Etait, hein. Je fais mine de ne pas relever. Il continue :
« Mais je sais qu’il y a les rêves et ce que l’on fait vraiment.
- Oui mais il ne faut rien lâcher, tu sais ça ! »
Il a opiné du chef et s’est reconcentré sur son jeu, en fronçant les sourcils. Je ne sais pas pourquoi mais mes yeux se sont mouillés. Ce garçon pose une telle chaleur sur mon cœur, il me redonne la foi.
La partie est serrée. Je ne lâche rien. Je sais qu’il ne veut pas que je le laisse gagner. Il est grand. Il n’y a plus que nos rois et de mon côté, un pion. J’arrive à l’avancer pour obtenir une dame.
« Drapeau blanc, déclare-t-il. Une revanche ?
- Avec grand plaisir. »
Il a pris encore davantage d’assurance, à moins que ce ne soit moi qui sois déstabilisée par cet enfant qui semble avoir tout vécu. Il vient de prendre ma dame quand ça arrive. La deuxième coupure de courant cette semaine. D’aucuns disent que c’est pour que les gens ne puissent pas voir le journal télévisé national et savoir ainsi ce qu’il se passe à Tana.
« Il n’y a jamais cela en France, n’est-ce pas ? »
Sa lucidité m’achève. La lumière ne revient pas. Nous rangeons le jeu à la faible lueur du portable de Dame ‘Cie.
« Je vais rentrer, Zo va s’inquiéter. Une pauvre petite Vazaha dans la nuit. »
- Je vais te raccompagner, moi ! »
Je prends donc congé de Dame ‘Cie d’un chaleureux « Veloma ! Tafandria mandria !» et je remonte la rue d’Ampefy flanquée de mon adorable garde rapprochée.
« Tu es en vacances en fait ?
- Pas vraiment, je n’ai pas encore cherché un nouveau travail en fait. Je voyage en ce moment, je veux voir le monde, comprendre et aider si c’est possible. »
- Tu es trop gentille. Tu es comme une sorte d’ange. »
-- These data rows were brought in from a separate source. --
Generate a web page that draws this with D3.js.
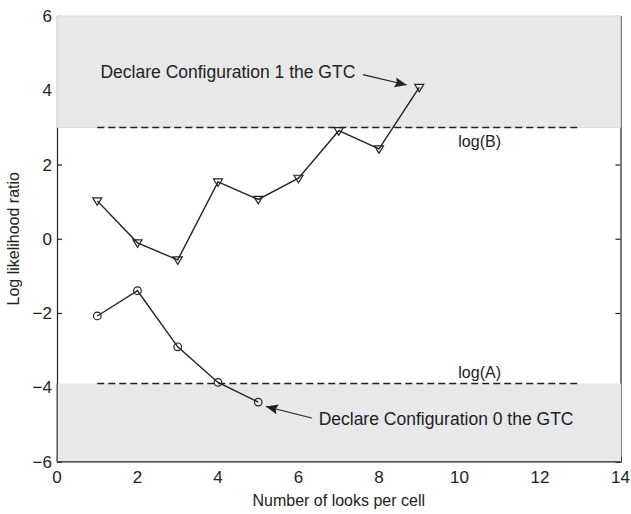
<!DOCTYPE html>
<html lang="en">
<head>
  <meta charset="utf-8" />
  <style>
    body { margin: 0; background: #fff; }
    text { font-family: "Liberation Sans", Arial, sans-serif; fill: #222; }
  </style>
</head>
<body>
<svg width="631" height="514"></svg>
<script src="https://d3js.org/d3.v7.min.js"></script>
<script>
var svg = d3.select("svg"),
    width = 631,
    height = 514;

// data
var looks1 = [1, 2, 3, 4, 5, 6, 7, 8, 9],
    llr1 = [1.02, -0.11, -0.57, 1.53, 1.06, 1.63, 2.91, 2.42, 4.08];
var looks0 = [1, 2, 3, 4, 5],
    llr0 = [-2.08, -1.4, -2.91, -3.87, -4.4];
var logA = -3.9,
    logB = 3;
var xTicks = [0, 2, 4, 6, 8, 10, 12, 14],
    yTicks = [-6, -4, -2, 0, 2, 4, 6];

var x = d3.scaleLinear().domain([0, 14]).range([57, 620.5]),
    y = d3.scaleLinear().domain([-6, 6]).range([461.5, 16]);

var ink = "#222";

svg.append("defs").append("marker")
  .attr("id", "head")
  .attr("viewBox", "0 0 10 10")
  .attr("refX", 10).attr("refY", 5)
  .attr("markerWidth", 12).attr("markerHeight", 12)
  .attr("markerUnits", "userSpaceOnUse")
  .attr("orient", "auto")
  .append("path")
  .attr("d", "M0,0.8L10,5L0,9.2L1.5,5Z")
  .attr("fill", ink);

// box with inward ticks
var axisG = svg.append("g");
axisG.append("g").attr("transform", "translate(" + x(0) + ",0)")
  .call(d3.axisRight(y).tickValues(yTicks).tickSize(5).tickFormat(""));
axisG.append("g").attr("transform", "translate(" + x(14) + ",0)")
  .call(d3.axisLeft(y).tickValues(yTicks).tickSize(5).tickFormat(""));
axisG.append("g").attr("transform", "translate(0," + y(-6) + ")")
  .call(d3.axisTop(x).tickValues(xTicks).tickSize(5).tickFormat(""));
axisG.selectAll("path, line").attr("stroke", ink).attr("stroke-width", 1.2);

// shaded decision regions
svg.append("rect")
  .attr("x", x(0)).attr("y", y(6))
  .attr("width", x(14) - x(0)).attr("height", y(logB) - y(6))
  .attr("fill", "#e7e8ea").attr("stroke", "#d6d7d9").attr("stroke-width", 0.8);
svg.append("rect")
  .attr("x", x(0) + 0.6).attr("y", y(logA))
  .attr("width", x(14) - x(0)).attr("height", y(-6) - y(logA))
  .attr("fill", "#e7e8ea");

svg.append("line")
  .attr("x1", x(0)).attr("x2", x(0)).attr("y1", y(logA)).attr("y2", y(-6))
  .attr("stroke", "#555").attr("stroke-width", 1);
svg.append("line")
  .attr("x1", x(0)).attr("x2", x(14)).attr("y1", y(-6)).attr("y2", y(-6))
  .attr("stroke", "#555").attr("stroke-width", 1.2);

// tick labels
svg.selectAll(".ylab").data(yTicks).enter().append("text")
  .attr("x", x(0) - 5).attr("y", function(d) { return y(d); })
  .attr("dy", "0.36em").attr("text-anchor", "end")
  .style("font-size", "17px")
  .text(function(d) { return d < 0 ? "\u2212" + (-d) : d; });
svg.selectAll(".xlab").data(xTicks).enter().append("text")
  .attr("x", function(d) { return x(d); }).attr("y", y(-6) + 15)
  .attr("dy", "0.36em").attr("text-anchor", "middle")
  .style("font-size", "17px")
  .text(function(d) { return d; });

svg.append("text")
  .attr("x", (x(0) + x(14)) / 2).attr("y", 506)
  .attr("text-anchor", "middle").style("font-size", "16px")
  .text("Number of looks per cell");
svg.append("text")
  .attr("transform", "translate(19," + y(0) + ") rotate(-90)")
  .attr("text-anchor", "middle").style("font-size", "16px")
  .text("Log likelihood ratio");

// thresholds
[logB, logA].forEach(function(v) {
  svg.append("line")
    .attr("x1", x(1)).attr("x2", x(13))
    .attr("y1", y(v)).attr("y2", y(v))
    .attr("stroke", ink).attr("stroke-width", 1.5)
    .attr("stroke-dasharray", "7,4");
});
svg.append("text").attr("x", x(10.5)).attr("y", y(logB) + 14)
  .attr("dy", "0.36em").attr("text-anchor", "middle").style("font-size", "16px")
  .text("log(B)");
svg.append("text").attr("x", x(10.5)).attr("y", y(logA) - 11)
  .attr("dy", "0.36em").attr("text-anchor", "middle").style("font-size", "16px")
  .text("log(A)");

// series
var line = d3.line()
  .x(function(d) { return x(d[0]); })
  .y(function(d) { return y(d[1]); });
var pts1 = d3.zip(looks1, llr1),
    pts0 = d3.zip(looks0, llr0);

svg.append("path").datum(pts1).attr("d", line)
  .attr("fill", "none").attr("stroke", ink).attr("stroke-width", 1.4);
svg.append("path").datum(pts0).attr("d", line)
  .attr("fill", "none").attr("stroke", ink).attr("stroke-width", 1.4);

svg.selectAll(".tri").data(pts1).enter().append("path")
  .attr("transform", function(d) { return "translate(" + x(d[0]) + "," + y(d[1]) + ")"; })
  .attr("d", "M-4.5,-3L4.5,-3L0,4.5Z")
  .attr("fill", "none").attr("stroke", ink).attr("stroke-width", 1.2);
svg.selectAll(".circ").data(pts0).enter().append("circle")
  .attr("cx", function(d) { return x(d[0]); })
  .attr("cy", function(d) { return y(d[1]); })
  .attr("r", 3.8)
  .attr("fill", "none").attr("stroke", ink).attr("stroke-width", 1.2);

// annotations
svg.append("text").attr("x", x(1.08)).attr("y", y(4.49))
  .attr("dy", "0.36em").style("font-size", "17.5px")
  .text("Declare Configuration 1 the GTC");
svg.append("line")
  .attr("x1", x(7.6)).attr("y1", y(4.42)).attr("x2", x(8.69)).attr("y2", y(4.14))
  .attr("stroke", ink).attr("stroke-width", 1.1).attr("marker-end", "url(#head)");
svg.append("text").attr("x", x(6.5)).attr("y", y(-4.85))
  .attr("dy", "0.36em").style("font-size", "17.5px")
  .text("Declare Configuration 0 the GTC");
svg.append("line")
  .attr("x1", x(6.33)).attr("y1", y(-4.83)).attr("x2", x(5.19)).attr("y2", y(-4.52))
  .attr("stroke", ink).attr("stroke-width", 1.1).attr("marker-end", "url(#head)");
</script>
</body>
</html>
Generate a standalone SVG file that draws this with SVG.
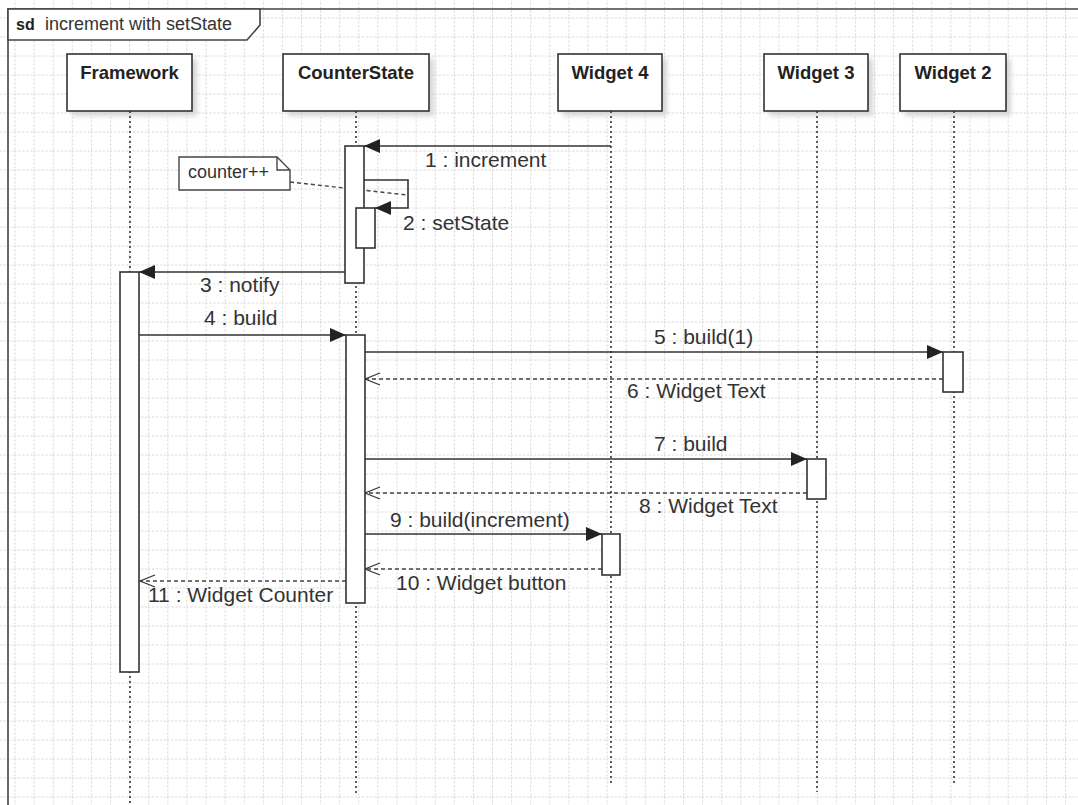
<svg xmlns="http://www.w3.org/2000/svg" width="1078" height="805" viewBox="0 0 1078 805">
<defs>
<style>
.grid{stroke:#d4d4d4;stroke-width:1;stroke-dasharray:2 2;fill:none}
.frame{fill:none;stroke:#444;stroke-width:1.6}
.flabel{fill:#fff;stroke:#444;stroke-width:1.6}
.head{fill:#fff;stroke:#333;stroke-width:1.6}
.shadow{fill:#d6d6d6;filter:url(#blur)}
.life{stroke:#333;stroke-width:1.6;stroke-dasharray:2 3;fill:none}
.act{fill:#fff;stroke:#333;stroke-width:1.6}
.msg{stroke:#333;stroke-width:1.6;fill:none;marker-end:url(#fillArrow)}
.ret{stroke:#444;stroke-width:1.4;fill:none;stroke-dasharray:4 3;marker-end:url(#openArrow)}
.nlink{stroke:#444;stroke-width:1.4;fill:none;stroke-dasharray:4 3}
.note{fill:#fff;stroke:#444;stroke-width:1.4}
.hd{font-family:"Liberation Sans",Arial,sans-serif;font-weight:bold;font-size:18.5px;fill:#222;text-anchor:middle}
.lbl{font-family:"Liberation Sans",Arial,sans-serif;font-size:21px;fill:#333}
.ft{font-family:"Liberation Sans",Arial,sans-serif;font-size:18px;fill:#333}
</style>
<filter id="blur" x="-20%" y="-20%" width="140%" height="140%"><feGaussianBlur stdDeviation="2.5"/></filter>
<pattern id="gp" x="14.5" y="17.5" width="19.1" height="19" patternUnits="userSpaceOnUse"><path d="M0.5,0 V19 M0,0.5 H19.1" class="grid"/></pattern>
<marker id="fillArrow" viewBox="0 0 16 14" refX="16" refY="7" markerWidth="16" markerHeight="14" orient="auto" markerUnits="userSpaceOnUse"><path d="M0,0 L16,7 L0,14 Z" fill="#222"/></marker>
<marker id="openArrow" viewBox="-1 -1 17 14" refX="15" refY="6" markerWidth="17" markerHeight="14" orient="auto" markerUnits="userSpaceOnUse"><path d="M0,0 L15,6 L0,12" fill="none" stroke="#333" stroke-width="1.2"/></marker>
</defs>
<rect width="1078" height="805" fill="#fff"/>
<rect width="1078" height="805" fill="url(#gp)"/>

<g id="frame">
<path class="frame" d="M8,805 V9 H1078"/>
<path class="flabel" d="M8,9 H260 V25 L247,40 H8 Z"/>
<text x="16" y="30" class="ft" style="font-weight:bold;font-size:16px;fill:#222">sd</text>
<text x="45" y="30" class="ft">increment with setState</text>
</g>

<g id="connectors">
<path class="nlink" d="M290,182 L407,195"/>
<path class="msg" d="M611,146 H364"/>
<path class="msg" d="M364,180 H408 V208 H375"/>
<path class="msg" d="M345,272 H139"/>
<path class="msg" d="M139,335 H346"/>
<path class="msg" d="M364,352 H943"/>
<path class="ret" d="M943,379 H365"/>
<path class="msg" d="M364,459 H807"/>
<path class="ret" d="M807,493 H365"/>
<path class="msg" d="M364,534 H602"/>
<path class="ret" d="M602,569 H365"/>
<path class="ret" d="M346,581 H140"/>
<text class="lbl" x="425" y="167">1 : increment</text>
<text class="lbl" x="403" y="230">2 : setState</text>
<text class="lbl" x="200" y="292">3 : notify</text>
<text class="lbl" x="204" y="325">4 : build</text>
<text class="lbl" x="654" y="344">5 : build(1)</text>
<text class="lbl" x="627" y="398">6 : Widget Text</text>
<text class="lbl" x="654" y="451">7 : build</text>
<text class="lbl" x="639" y="513">8 : Widget Text</text>
<text class="lbl" x="390" y="527">9 : build(increment)</text>
<text class="lbl" x="396" y="590">10 : Widget button</text>
<text class="lbl" x="148" y="602">11 : Widget Counter</text>
</g>

<g id="framework">
<rect class="shadow" x="72" y="59" width="125" height="57"/>
<rect class="head" x="67" y="54" width="125" height="57"/>
<text class="hd" x="129.5" y="78.5">Framework</text>
<path class="life" d="M130,111 V803"/>
<rect class="act" x="120" y="272" width="19" height="400"/>
</g>

<g id="counterstate">
<rect class="shadow" x="288" y="59" width="146" height="57"/>
<rect class="head" x="283" y="54" width="146" height="57"/>
<text class="hd" x="356" y="78.5">CounterState</text>
<path class="life" d="M356,111 V793"/>
<rect class="act" x="345" y="146" width="19" height="137"/>
<rect class="act" x="356" y="208" width="19" height="40"/>
<rect class="act" x="346" y="335" width="19" height="268"/>
</g>

<g id="widget4">
<rect class="shadow" x="563" y="59" width="104" height="57"/>
<rect class="head" x="558" y="54" width="104" height="57"/>
<text class="hd" x="610" y="78.5">Widget 4</text>
<path class="life" d="M611,111 V785"/>
<rect class="act" x="602" y="534" width="18" height="41"/>
</g>

<g id="widget3">
<rect class="shadow" x="769" y="59" width="104" height="57"/>
<rect class="head" x="764" y="54" width="104" height="57"/>
<text class="hd" x="816" y="78.5">Widget 3</text>
<path class="life" d="M817,111 V792"/>
<rect class="act" x="807" y="459" width="19" height="40"/>
</g>

<g id="widget2">
<rect class="shadow" x="905" y="59" width="106" height="57"/>
<rect class="head" x="900" y="54" width="106" height="57"/>
<text class="hd" x="953" y="78.5">Widget 2</text>
<path class="life" d="M954,111 V783"/>
<rect class="act" x="943" y="352" width="20" height="40"/>
</g>

<g id="note">
<path class="note" d="M179,157 H277 L290,170 V190 H179 Z"/>
<path class="note" d="M277,157 V170 H290" style="fill:none"/>
<text class="ft" x="188" y="178">counter++</text>
</g>
</svg>
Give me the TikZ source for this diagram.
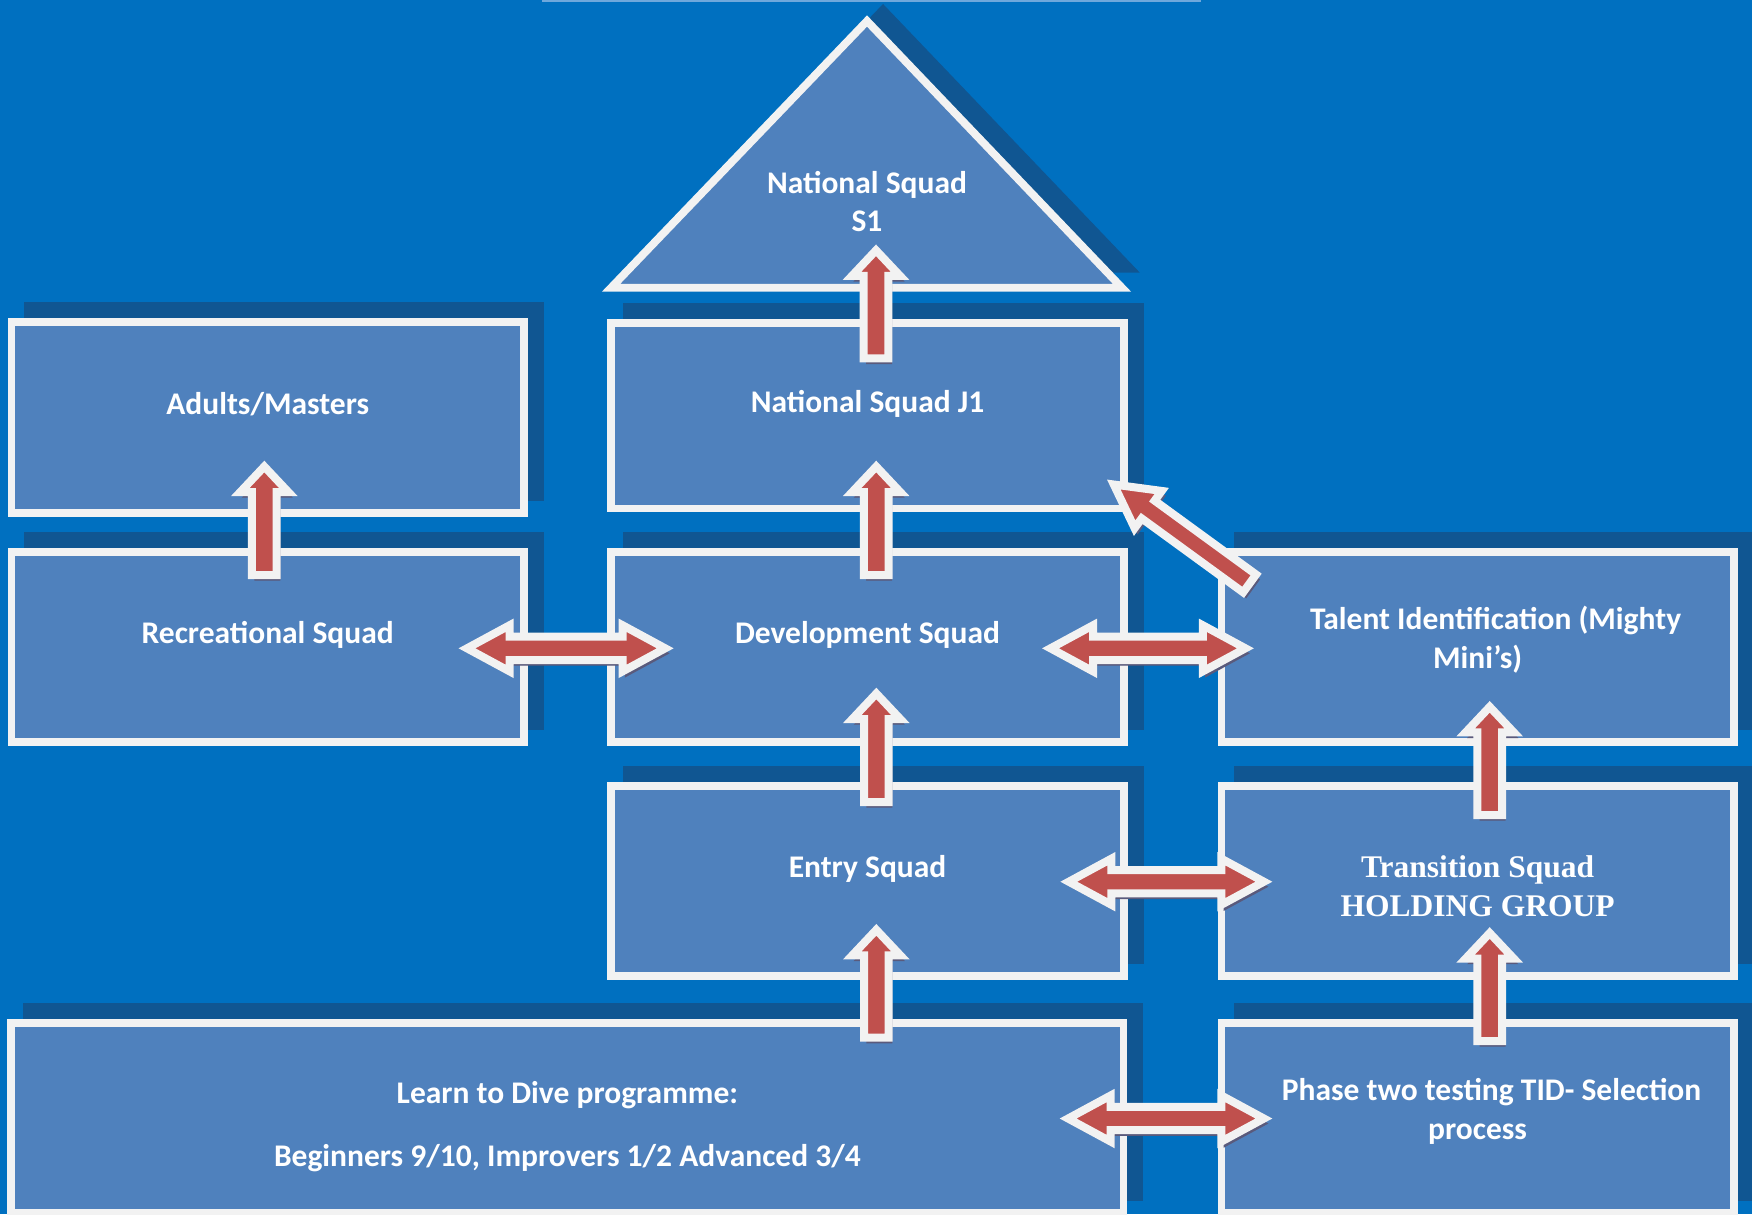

Non, je crois que c’est toi l’ange. Mais je ne lui dis pas. Au lieu de ça, je réponds simplement :
« Je suis ravie de te connaître.
- Moi aussi, très honoré.
- A bientôt alors !
- Oui, je l’espère. »
Je suis rentrée à la villa, j’ai dîné avec Zo, Michel et son épouse mais l’image de cet enfant ne m’a pas quitté. La lumière n’est pas revenue avant la fin du journal télévisé.